18. Independent Nature of
Purchasers' Obligations and Rights. The obligations of each
Purchaser hereunder are several and not joint with the obligations of any other
Purchasers hereunder, and no Purchaser shall be responsible in any way for the
performance of the obligations of any other Purchaser hereunder. Nothing
contained herein or in any other agreement or document delivered at any closing,
and no action taken by any Purchaser pursuant hereto, shall be deemed to
constitute the Purchasers as a partnership, an association, a joint venture or
any other kind of entity, or create a presumption that the Purchasers are in any
way acting in concert with respect to such obligations or the transactions
contemplated by this Agreement.
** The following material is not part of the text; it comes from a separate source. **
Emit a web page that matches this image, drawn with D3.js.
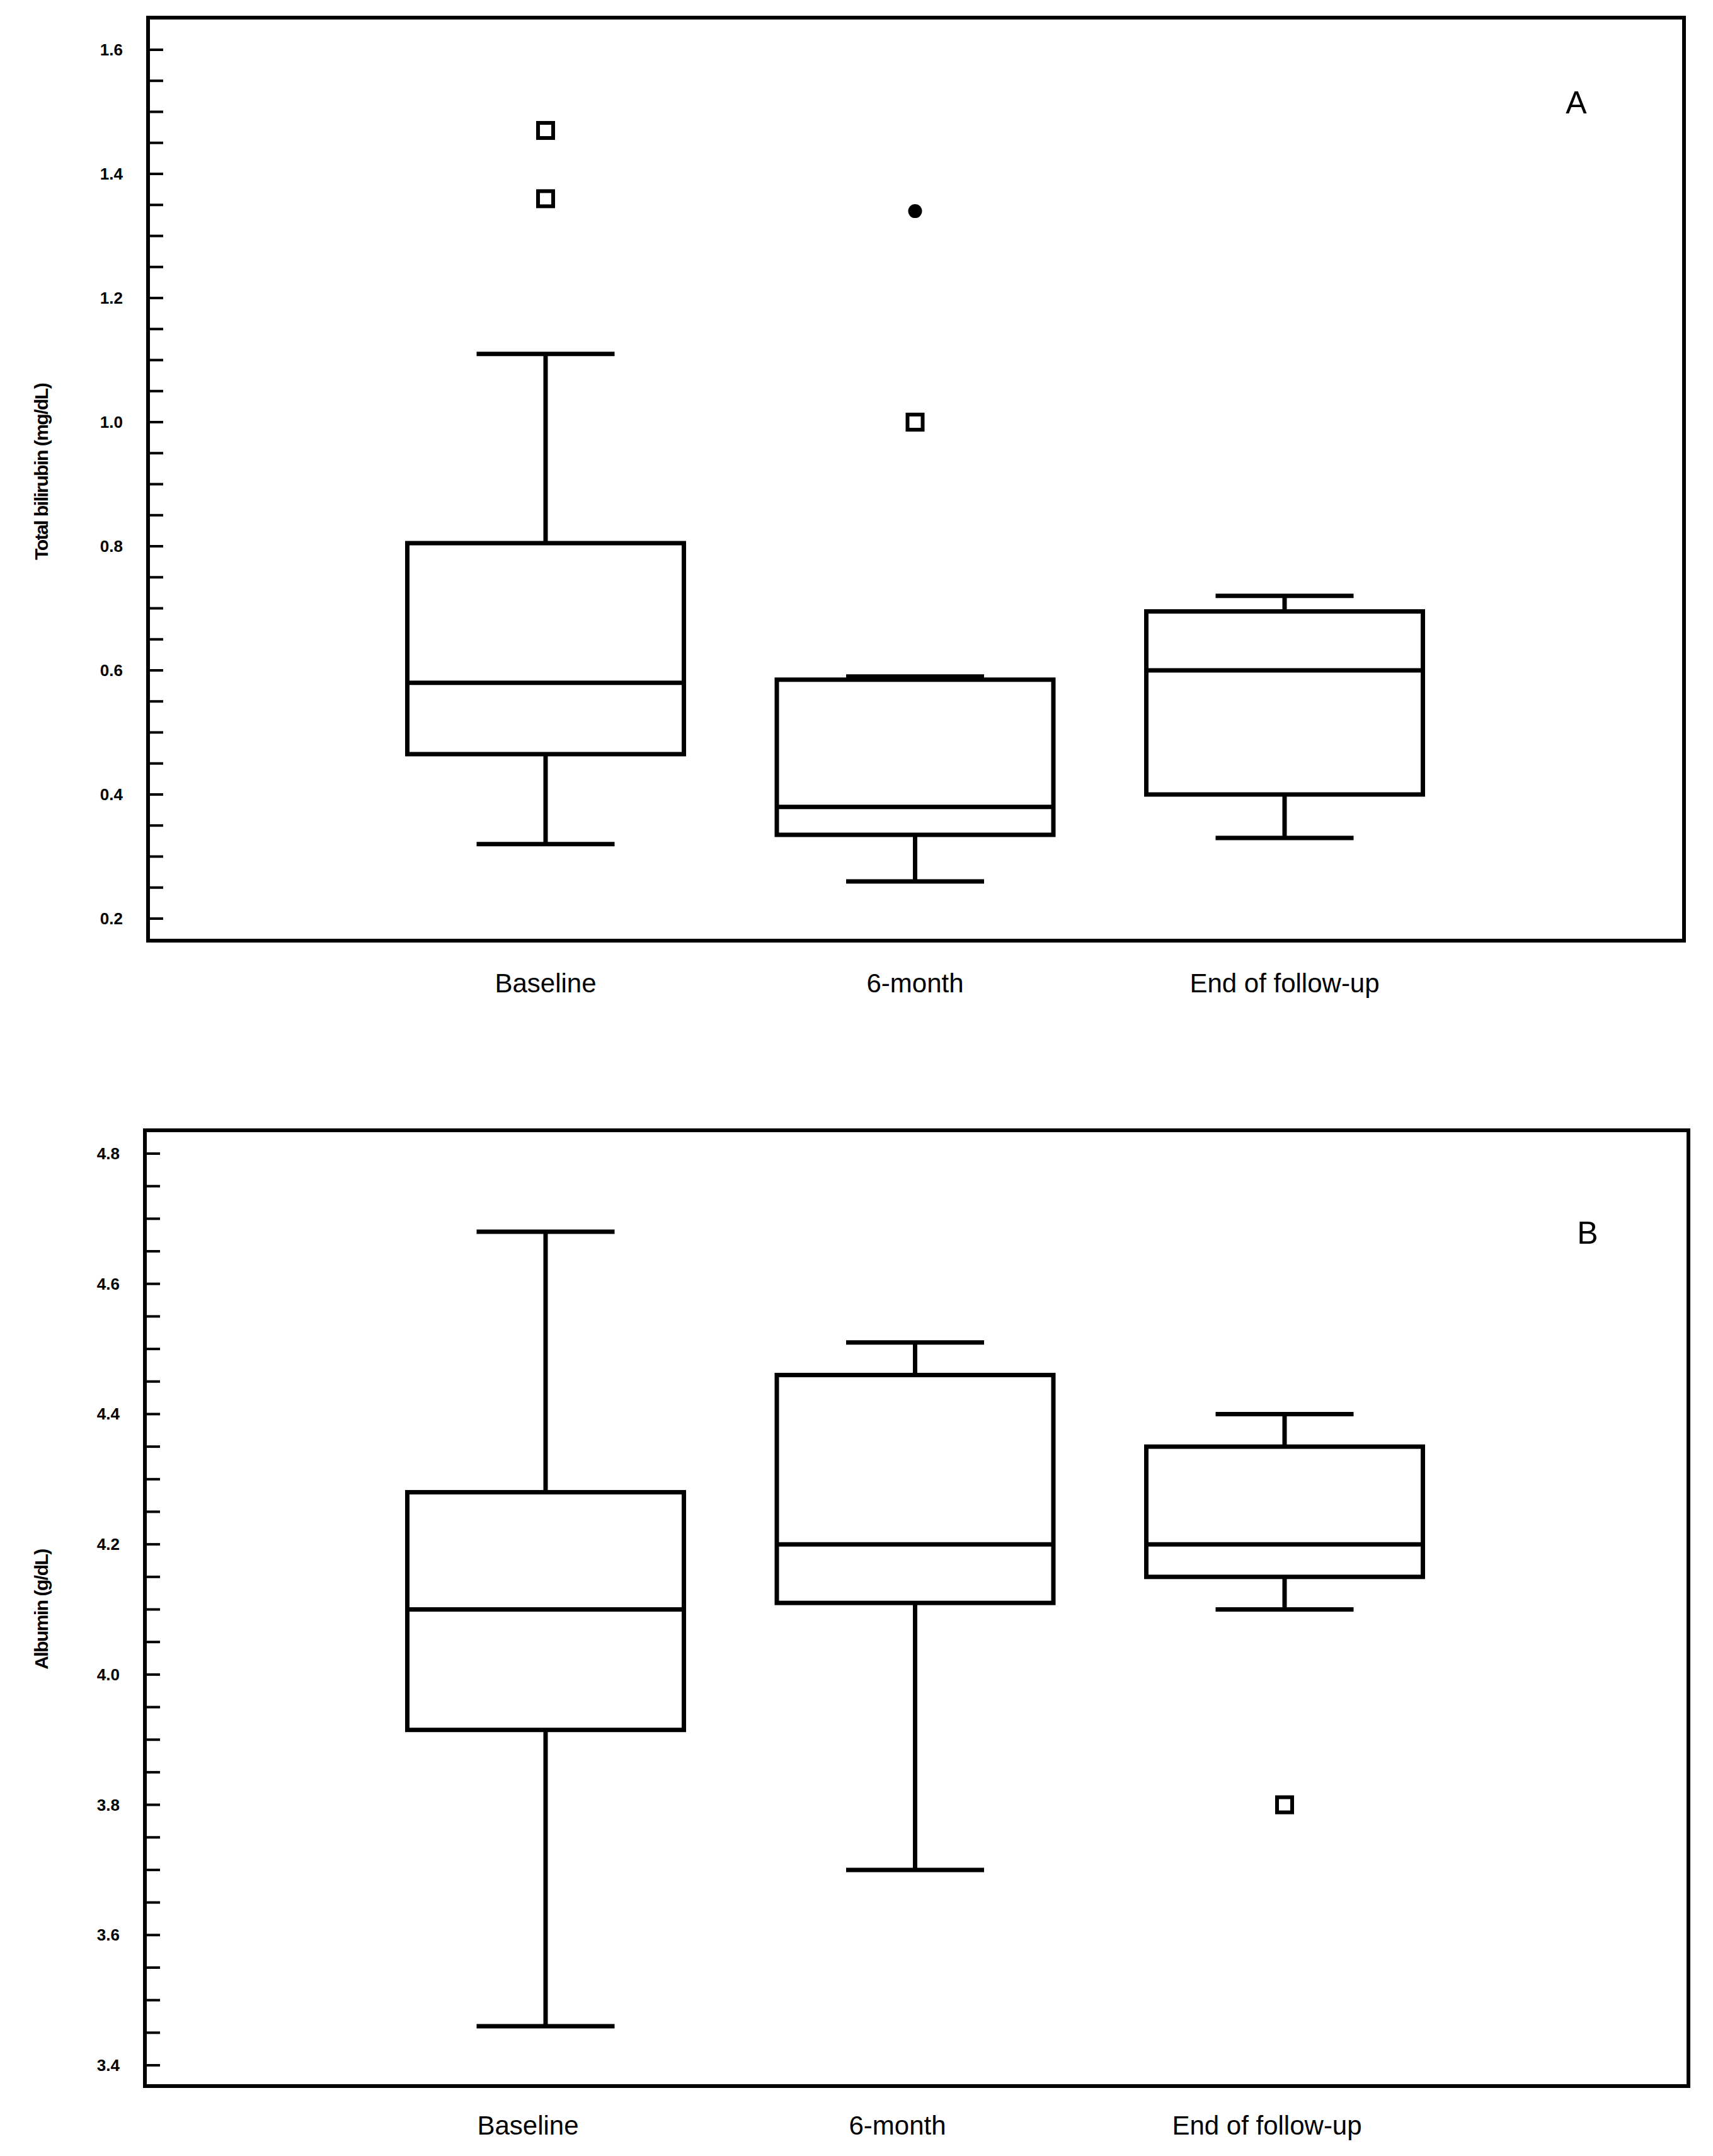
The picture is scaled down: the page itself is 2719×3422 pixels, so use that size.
<!DOCTYPE html>
<html><head><meta charset="utf-8">
<script src="https://cdn.jsdelivr.net/npm/d3@7"></script>
<style>body{margin:0;background:#fff}</style>
</head><body>
<script>
// data
var groups = ["Baseline", "6-month", "End of follow-up"];

var biliStats = [
  {min: 0.32, q1: 0.465, med: 0.58, q3: 0.805, max: 1.11},
  {min: 0.26, q1: 0.335, med: 0.38, q3: 0.585, max: 0.59},
  {min: 0.33, q1: 0.40, med: 0.60, q3: 0.695, max: 0.72}
];
var biliOutliers = [
  {g: 0, v: 1.47, type: "square"},
  {g: 0, v: 1.36, type: "square"},
  {g: 1, v: 1.34, type: "dot"},
  {g: 1, v: 1.00, type: "square"}
];
var biliTicks = [0.2, 0.4, 0.6, 0.8, 1.0, 1.2, 1.4, 1.6];

var albStats = [
  {min: 3.46, q1: 3.915, med: 4.10, q3: 4.28, max: 4.68},
  {min: 3.70, q1: 4.11, med: 4.20, q3: 4.46, max: 4.51},
  {min: 4.10, q1: 4.15, med: 4.20, q3: 4.35, max: 4.40}
];
var albOutliers = [
  {g: 2, v: 3.80, type: "square"}
];
var albTicks = [3.4, 3.6, 3.8, 4.0, 4.2, 4.4, 4.6, 4.8];

var W = 2719, H = 3422;
var svg = d3.select("body").append("svg").attr("width", W).attr("height", H);

function panel(cfg) {
  var g = svg.append("g");
  var x = d3.scalePoint().domain(groups).range([866, 2039]);
  var y = d3.scaleLinear().domain(cfg.domain).range(cfg.yRange);

  g.append("rect")
    .attr("x", cfg.frame[0]).attr("y", cfg.frame[1])
    .attr("width", cfg.frame[2] - cfg.frame[0]).attr("height", cfg.frame[3] - cfg.frame[1])
    .attr("fill", "none").attr("stroke", "#000").attr("stroke-width", 6);

  // y axis: ticks drawn inward with minor ticks every 0.05
  var minor = d3.range(cfg.domain[0], cfg.domain[1] + 0.001, 0.05);
  g.selectAll("line.minor").data(minor).enter().append("line")
    .attr("x1", cfg.frame[0]).attr("x2", cfg.frame[0] + 24)
    .attr("y1", d => y(d)).attr("y2", d => y(d))
    .attr("stroke", "#000").attr("stroke-width", 4);
  g.selectAll("text.tick").data(cfg.ticks).enter().append("text")
    .attr("x", cfg.frame[0] - 40).attr("y", d => y(d) + 9)
    .attr("text-anchor", "end")
    .attr("font-family", "Liberation Sans Narrow, Liberation Sans, sans-serif")
    .attr("font-weight", "bold").attr("font-size", 26)
    .text(d => d.toFixed(1));

  g.append("text")
    .attr("transform", "translate(76," + y((cfg.domain[0] + cfg.domain[1]) / 2 + cfg.titleShift) + ") rotate(-90)")
    .attr("text-anchor", "middle")
    .attr("font-family", "Liberation Sans, sans-serif")
    .attr("font-weight", "bold").attr("font-size", 30).attr("letter-spacing", -1.5)
    .text(cfg.title);

  var bw = 439, cw = 219;
  var boxes = g.selectAll("g.box").data(cfg.stats).enter().append("g")
    .attr("transform", (d, i) => "translate(" + x(groups[i]) + ",0)");
  boxes.append("line").attr("x1", 0).attr("x2", 0)
    .attr("y1", d => y(d.min)).attr("y2", d => y(d.max))
    .attr("stroke", "#000").attr("stroke-width", 7);
  boxes.append("rect")
    .attr("x", -bw / 2).attr("width", bw)
    .attr("y", d => y(d.q3)).attr("height", d => y(d.q1) - y(d.q3))
    .attr("fill", "#fff").attr("stroke", "#000").attr("stroke-width", 7);
  ["min", "max"].forEach(function(k) {
    boxes.append("line").attr("x1", -cw / 2).attr("x2", cw / 2)
      .attr("y1", d => y(d[k])).attr("y2", d => y(d[k]))
      .attr("stroke", "#000").attr("stroke-width", 7);
  });
  boxes.append("line").attr("x1", -bw / 2).attr("x2", bw / 2)
    .attr("y1", d => y(d.med)).attr("y2", d => y(d.med))
    .attr("stroke", "#000").attr("stroke-width", 7);

  g.selectAll("rect.out").data(cfg.outliers.filter(d => d.type === "square")).enter().append("rect")
    .attr("x", d => x(groups[d.g]) - 12).attr("y", d => y(d.v) - 12)
    .attr("width", 24).attr("height", 24)
    .attr("fill", "#fff").attr("stroke", "#000").attr("stroke-width", 6);
  g.selectAll("circle.out").data(cfg.outliers.filter(d => d.type === "dot")).enter().append("circle")
    .attr("cx", d => x(groups[d.g])).attr("cy", d => y(d.v)).attr("r", 11).attr("fill", "#000");

  g.selectAll("text.cat").data(groups).enter().append("text")
    .attr("x", d => x(d) + cfg.labelDx).attr("y", cfg.labelY)
    .attr("text-anchor", "middle")
    .attr("font-family", "Liberation Sans Narrow, Liberation Sans, sans-serif")
    .attr("font-size", 42)
    .text(d => d);

  g.append("text").attr("x", cfg.letter[0]).attr("y", cfg.letter[1])
    .attr("text-anchor", "middle")
    .attr("font-family", "Liberation Sans Narrow, Liberation Sans, sans-serif")
    .attr("font-size", 50).text(cfg.letterText);
}

panel({
  domain: [0.2, 1.6], yRange: [1458, 79], frame: [235, 28, 2673, 1493],
  ticks: biliTicks, stats: biliStats, outliers: biliOutliers,
  title: "Total bilirubin (mg/dL)", titleShift: 0.02,
  labelY: 1575, labelDx: 0, letter: [2502, 180], letterText: "A"
});
panel({
  domain: [3.4, 4.8], yRange: [3278, 1831], frame: [230, 1794, 2680, 3311],
  ticks: albTicks, stats: albStats, outliers: albOutliers,
  title: "Albumin (g/dL)", titleShift: 0,
  labelY: 3388, labelDx: -28, letter: [2520, 1974], letterText: "B"
});
</script>
</body></html>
Each Purchaser shall be entitled to protect and
enforce its rights, including without limitation the rights arising out of this
Agreement, and it shall not be necessary for any other Purchaser to be joined as
an additional party in any proceeding for such purpose. Each Purchaser has been
represented by its own separate legal counsel in their review and negotiation of
the Transaction Documents. For reasons of administrative convenience
only, Purchasers and their respective counsel have chosen to communicate with
the Company through Xxxxxxxxx Xxxxx LLP (“WS”). WS
does not represent all of the Purchasers but only TRW. The Company has elected
to provide all Purchasers with the same terms and Transaction Documents for the
convenience of the Company and not because it was required or requested to do so
by the Purchasers.
19. Construction. The
parties agree that each of them and/or their respective counsel has reviewed and
had an opportunity to revise this Agreement and the transaction documents and,
therefore, the normal rule of construction to the effect that any ambiguities
are to be resolved against the drafting party shall not be employed in the
interpretation of the transaction documents or any amendments hereto. In
addition, each and every reference to share prices in this Agreement and the
Debentures and the Warrants shall be subject to adjustment for reverse and
forward stock splits, stock dividends, stock combinations and other similar
transactions of the Common Stock that occur after the date of this
Agreement.
20. Secured
Obligation. The parties acknowledge and agree that the
obligations of the Company under this Agreement and the Debenture, are subject
to the security interest granted by the Company and its Subsidiaries pursuant to
those certain Security Agreements and Subsidiary Guarantees entered into in
connection with the Purchase Agreements and that such obligations are
“Obligations” under such Security Agreements and are guaranteed by the
Subsidiaries pursuant to any Subsidiary Guarantees entered into in connection
therewith. The Company and the Subsidiaries shall take any and all
actions as may be necessary or appropriate in order to grant the Purchasers a
first priority security interest in the assets of the Company and the
Subsidiaries, including all UCC-1 filing receipts if required.
[SIGNATURE
PAGE FOLLOWS]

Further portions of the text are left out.